Data provided |
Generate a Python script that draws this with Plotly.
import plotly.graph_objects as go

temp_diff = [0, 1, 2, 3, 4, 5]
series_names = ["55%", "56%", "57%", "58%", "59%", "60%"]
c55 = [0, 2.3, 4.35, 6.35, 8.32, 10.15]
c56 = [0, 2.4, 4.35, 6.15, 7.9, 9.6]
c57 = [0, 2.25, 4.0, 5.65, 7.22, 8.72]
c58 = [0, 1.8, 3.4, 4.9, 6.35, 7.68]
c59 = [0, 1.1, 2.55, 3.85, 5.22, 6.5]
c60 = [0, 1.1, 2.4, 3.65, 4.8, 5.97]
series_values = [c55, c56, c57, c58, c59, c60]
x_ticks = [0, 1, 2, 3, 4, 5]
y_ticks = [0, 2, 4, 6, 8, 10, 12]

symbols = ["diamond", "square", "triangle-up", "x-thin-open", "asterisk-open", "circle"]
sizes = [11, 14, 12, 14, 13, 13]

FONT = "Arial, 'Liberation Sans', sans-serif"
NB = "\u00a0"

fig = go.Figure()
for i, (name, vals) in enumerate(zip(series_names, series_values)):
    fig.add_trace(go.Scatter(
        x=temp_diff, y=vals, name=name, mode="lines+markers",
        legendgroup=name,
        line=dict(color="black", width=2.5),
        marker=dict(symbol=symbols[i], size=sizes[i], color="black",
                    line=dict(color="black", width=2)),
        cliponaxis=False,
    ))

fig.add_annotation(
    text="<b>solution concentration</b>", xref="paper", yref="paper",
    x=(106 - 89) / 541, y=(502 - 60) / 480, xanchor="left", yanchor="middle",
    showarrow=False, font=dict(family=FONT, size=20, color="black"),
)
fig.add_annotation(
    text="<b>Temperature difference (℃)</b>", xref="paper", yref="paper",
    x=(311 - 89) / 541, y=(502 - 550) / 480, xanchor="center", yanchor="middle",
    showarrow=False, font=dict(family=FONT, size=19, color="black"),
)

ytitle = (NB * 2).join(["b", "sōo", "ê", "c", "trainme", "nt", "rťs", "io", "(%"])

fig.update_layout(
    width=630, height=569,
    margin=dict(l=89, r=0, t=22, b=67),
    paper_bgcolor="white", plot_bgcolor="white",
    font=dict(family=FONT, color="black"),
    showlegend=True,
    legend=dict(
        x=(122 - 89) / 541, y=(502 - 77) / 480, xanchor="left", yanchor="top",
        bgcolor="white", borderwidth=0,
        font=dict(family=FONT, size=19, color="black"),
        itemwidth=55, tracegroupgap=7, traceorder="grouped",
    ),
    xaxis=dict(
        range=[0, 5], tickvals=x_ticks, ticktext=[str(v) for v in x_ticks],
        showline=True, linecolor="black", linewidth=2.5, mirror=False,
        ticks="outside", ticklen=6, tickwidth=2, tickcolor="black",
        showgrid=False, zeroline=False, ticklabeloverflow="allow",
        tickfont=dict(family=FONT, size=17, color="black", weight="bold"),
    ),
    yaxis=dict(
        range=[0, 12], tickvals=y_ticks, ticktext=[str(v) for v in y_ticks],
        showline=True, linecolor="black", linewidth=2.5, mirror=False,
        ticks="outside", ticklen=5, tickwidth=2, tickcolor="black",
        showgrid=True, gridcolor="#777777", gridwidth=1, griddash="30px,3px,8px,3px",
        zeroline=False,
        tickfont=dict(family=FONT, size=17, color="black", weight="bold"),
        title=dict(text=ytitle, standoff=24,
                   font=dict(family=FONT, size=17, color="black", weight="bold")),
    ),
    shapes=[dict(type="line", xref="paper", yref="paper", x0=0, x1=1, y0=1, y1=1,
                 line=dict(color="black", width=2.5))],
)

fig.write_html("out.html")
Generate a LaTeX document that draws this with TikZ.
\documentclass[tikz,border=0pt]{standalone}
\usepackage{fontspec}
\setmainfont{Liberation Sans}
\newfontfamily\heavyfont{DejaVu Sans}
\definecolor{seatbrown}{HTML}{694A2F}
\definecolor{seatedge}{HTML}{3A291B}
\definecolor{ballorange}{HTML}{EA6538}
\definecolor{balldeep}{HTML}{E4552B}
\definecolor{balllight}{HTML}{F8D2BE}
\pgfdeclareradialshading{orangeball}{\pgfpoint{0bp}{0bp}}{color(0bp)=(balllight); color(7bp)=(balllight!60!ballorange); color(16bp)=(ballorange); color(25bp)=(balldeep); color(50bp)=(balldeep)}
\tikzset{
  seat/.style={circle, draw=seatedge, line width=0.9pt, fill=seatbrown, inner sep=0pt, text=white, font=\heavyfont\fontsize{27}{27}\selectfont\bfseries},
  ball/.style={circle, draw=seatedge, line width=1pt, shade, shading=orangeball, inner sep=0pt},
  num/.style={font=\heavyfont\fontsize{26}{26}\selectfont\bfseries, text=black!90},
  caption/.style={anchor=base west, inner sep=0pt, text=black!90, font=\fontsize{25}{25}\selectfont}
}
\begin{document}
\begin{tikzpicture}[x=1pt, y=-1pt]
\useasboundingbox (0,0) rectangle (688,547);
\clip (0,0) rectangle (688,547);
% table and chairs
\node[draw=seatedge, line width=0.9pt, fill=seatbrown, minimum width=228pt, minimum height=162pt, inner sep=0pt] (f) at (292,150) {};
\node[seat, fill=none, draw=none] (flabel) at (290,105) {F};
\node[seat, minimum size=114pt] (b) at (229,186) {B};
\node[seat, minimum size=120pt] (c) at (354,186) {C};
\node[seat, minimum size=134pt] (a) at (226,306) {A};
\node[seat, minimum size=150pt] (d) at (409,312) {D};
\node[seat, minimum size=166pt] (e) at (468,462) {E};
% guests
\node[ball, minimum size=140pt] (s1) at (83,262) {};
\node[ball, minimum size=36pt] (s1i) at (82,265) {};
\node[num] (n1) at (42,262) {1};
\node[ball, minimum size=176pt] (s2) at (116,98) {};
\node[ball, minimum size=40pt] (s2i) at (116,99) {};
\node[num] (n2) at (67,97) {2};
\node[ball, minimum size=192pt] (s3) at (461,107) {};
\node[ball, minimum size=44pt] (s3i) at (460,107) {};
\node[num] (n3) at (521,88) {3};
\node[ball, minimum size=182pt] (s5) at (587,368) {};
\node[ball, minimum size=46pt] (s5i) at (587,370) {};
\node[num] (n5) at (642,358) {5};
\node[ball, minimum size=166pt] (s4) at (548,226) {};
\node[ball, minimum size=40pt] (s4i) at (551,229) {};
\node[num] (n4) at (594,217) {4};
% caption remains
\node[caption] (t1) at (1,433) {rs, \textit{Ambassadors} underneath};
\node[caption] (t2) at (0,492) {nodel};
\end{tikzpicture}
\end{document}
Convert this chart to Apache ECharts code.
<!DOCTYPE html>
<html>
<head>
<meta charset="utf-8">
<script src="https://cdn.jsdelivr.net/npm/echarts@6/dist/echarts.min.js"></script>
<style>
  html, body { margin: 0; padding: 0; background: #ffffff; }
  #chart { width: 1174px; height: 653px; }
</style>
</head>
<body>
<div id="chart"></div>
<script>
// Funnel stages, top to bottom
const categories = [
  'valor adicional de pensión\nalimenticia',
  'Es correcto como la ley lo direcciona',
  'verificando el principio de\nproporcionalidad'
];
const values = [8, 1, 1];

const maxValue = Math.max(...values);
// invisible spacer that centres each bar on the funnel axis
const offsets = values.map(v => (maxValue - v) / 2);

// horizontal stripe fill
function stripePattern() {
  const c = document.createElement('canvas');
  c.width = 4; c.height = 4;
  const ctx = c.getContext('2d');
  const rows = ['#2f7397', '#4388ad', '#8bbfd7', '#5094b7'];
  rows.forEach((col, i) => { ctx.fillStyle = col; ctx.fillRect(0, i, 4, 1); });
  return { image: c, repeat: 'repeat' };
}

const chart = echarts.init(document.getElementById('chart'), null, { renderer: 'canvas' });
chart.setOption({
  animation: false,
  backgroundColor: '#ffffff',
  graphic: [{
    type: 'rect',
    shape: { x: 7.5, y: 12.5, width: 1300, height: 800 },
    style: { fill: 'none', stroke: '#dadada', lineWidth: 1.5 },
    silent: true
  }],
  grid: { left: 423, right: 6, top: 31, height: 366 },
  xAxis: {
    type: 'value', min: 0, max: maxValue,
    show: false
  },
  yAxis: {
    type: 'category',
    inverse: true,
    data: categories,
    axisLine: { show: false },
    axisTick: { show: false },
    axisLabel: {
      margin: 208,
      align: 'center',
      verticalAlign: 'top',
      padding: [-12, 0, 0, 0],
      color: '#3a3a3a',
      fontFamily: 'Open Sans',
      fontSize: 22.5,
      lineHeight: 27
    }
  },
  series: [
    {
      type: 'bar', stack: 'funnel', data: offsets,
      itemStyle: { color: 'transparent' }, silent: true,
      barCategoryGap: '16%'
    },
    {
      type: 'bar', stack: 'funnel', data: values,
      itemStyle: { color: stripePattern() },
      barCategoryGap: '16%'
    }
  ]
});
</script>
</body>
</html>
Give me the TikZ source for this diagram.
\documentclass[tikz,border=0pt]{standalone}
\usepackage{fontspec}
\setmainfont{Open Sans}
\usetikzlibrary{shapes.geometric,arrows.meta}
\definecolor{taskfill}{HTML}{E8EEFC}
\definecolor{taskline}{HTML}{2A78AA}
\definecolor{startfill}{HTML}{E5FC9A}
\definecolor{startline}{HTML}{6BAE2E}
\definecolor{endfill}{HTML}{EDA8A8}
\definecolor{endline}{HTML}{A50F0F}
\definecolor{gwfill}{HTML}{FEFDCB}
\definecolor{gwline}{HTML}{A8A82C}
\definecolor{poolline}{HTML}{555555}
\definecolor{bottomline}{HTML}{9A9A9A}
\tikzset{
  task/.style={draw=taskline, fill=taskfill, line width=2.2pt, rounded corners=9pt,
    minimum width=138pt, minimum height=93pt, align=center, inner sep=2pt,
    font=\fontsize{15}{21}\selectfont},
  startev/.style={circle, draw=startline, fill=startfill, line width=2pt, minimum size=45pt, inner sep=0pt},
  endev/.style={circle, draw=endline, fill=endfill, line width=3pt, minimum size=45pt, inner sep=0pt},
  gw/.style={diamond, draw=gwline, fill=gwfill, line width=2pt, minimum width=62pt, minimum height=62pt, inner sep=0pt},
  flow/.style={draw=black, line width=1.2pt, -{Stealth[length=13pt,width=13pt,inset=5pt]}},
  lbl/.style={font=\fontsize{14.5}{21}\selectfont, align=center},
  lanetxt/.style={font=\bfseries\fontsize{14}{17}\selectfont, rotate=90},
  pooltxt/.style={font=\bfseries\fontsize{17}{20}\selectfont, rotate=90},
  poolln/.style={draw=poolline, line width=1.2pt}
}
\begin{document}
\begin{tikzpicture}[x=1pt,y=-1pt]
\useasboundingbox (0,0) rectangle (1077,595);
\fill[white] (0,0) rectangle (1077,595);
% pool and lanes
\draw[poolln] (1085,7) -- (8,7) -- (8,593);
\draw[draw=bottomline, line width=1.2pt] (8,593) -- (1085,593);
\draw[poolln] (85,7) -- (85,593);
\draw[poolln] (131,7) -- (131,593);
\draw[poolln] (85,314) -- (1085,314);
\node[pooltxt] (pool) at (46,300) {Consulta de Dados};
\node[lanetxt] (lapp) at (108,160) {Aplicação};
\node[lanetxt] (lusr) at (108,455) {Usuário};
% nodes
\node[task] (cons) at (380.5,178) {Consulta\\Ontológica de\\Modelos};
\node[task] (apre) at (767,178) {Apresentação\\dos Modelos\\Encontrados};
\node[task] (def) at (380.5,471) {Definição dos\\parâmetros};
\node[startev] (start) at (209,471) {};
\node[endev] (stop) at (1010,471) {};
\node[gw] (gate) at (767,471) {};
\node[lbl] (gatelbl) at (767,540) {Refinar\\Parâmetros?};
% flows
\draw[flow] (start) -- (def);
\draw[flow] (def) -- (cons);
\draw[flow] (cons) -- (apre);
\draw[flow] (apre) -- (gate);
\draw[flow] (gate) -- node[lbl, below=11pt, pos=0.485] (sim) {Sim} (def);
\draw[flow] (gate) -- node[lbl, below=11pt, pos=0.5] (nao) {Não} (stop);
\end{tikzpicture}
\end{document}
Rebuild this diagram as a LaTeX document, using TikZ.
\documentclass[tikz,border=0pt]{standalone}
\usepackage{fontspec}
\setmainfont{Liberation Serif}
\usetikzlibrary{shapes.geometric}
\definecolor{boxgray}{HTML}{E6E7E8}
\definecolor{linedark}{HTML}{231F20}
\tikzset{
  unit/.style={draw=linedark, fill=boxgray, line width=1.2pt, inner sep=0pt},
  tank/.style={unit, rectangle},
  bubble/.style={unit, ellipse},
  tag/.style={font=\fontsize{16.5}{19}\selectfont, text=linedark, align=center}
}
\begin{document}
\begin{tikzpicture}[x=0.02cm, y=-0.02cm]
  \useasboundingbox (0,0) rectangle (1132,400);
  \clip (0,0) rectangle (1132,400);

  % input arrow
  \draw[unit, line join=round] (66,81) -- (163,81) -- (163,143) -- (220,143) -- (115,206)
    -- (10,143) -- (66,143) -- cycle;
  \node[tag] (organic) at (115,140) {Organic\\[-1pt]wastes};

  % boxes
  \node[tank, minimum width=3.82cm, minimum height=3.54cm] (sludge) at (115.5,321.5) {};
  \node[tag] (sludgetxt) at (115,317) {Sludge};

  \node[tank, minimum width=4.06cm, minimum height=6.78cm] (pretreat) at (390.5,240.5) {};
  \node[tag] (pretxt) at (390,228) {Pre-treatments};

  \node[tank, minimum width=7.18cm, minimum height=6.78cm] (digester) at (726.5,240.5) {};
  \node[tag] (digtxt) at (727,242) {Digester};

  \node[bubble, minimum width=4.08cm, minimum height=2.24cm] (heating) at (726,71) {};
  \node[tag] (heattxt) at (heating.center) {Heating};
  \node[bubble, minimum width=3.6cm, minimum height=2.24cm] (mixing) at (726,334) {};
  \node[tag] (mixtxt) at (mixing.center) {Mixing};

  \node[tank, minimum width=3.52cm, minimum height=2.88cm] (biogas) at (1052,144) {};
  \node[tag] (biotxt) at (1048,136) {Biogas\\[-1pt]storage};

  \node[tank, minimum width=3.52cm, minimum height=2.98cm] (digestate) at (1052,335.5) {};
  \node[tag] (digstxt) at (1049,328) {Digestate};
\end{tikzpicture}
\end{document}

The problem | From the listing above, output exactly the run of lines that starts with the line containing "Rebuild this diagram" and ends with the line containing "(digtxt) at (727,242)".

Answer to this task |
Rebuild this diagram as a LaTeX document, using TikZ.
\documentclass[tikz,border=0pt]{standalone}
\usepackage{fontspec}
\setmainfont{Liberation Serif}
\usetikzlibrary{shapes.geometric}
\definecolor{boxgray}{HTML}{E6E7E8}
\definecolor{linedark}{HTML}{231F20}
\tikzset{
  unit/.style={draw=linedark, fill=boxgray, line width=1.2pt, inner sep=0pt},
  tank/.style={unit, rectangle},
  bubble/.style={unit, ellipse},
  tag/.style={font=\fontsize{16.5}{19}\selectfont, text=linedark, align=center}
}
\begin{document}
\begin{tikzpicture}[x=0.02cm, y=-0.02cm]
  \useasboundingbox (0,0) rectangle (1132,400);
  \clip (0,0) rectangle (1132,400);

  % input arrow
  \draw[unit, line join=round] (66,81) -- (163,81) -- (163,143) -- (220,143) -- (115,206)
    -- (10,143) -- (66,143) -- cycle;
  \node[tag] (organic) at (115,140) {Organic\\[-1pt]wastes};

  % boxes
  \node[tank, minimum width=3.82cm, minimum height=3.54cm] (sludge) at (115.5,321.5) {};
  \node[tag] (sludgetxt) at (115,317) {Sludge};

  \node[tank, minimum width=4.06cm, minimum height=6.78cm] (pretreat) at (390.5,240.5) {};
  \node[tag] (pretxt) at (390,228) {Pre-treatments};

  \node[tank, minimum width=7.18cm, minimum height=6.78cm] (digester) at (726.5,240.5) {};
  \node[tag] (digtxt) at (727,242) {Digester};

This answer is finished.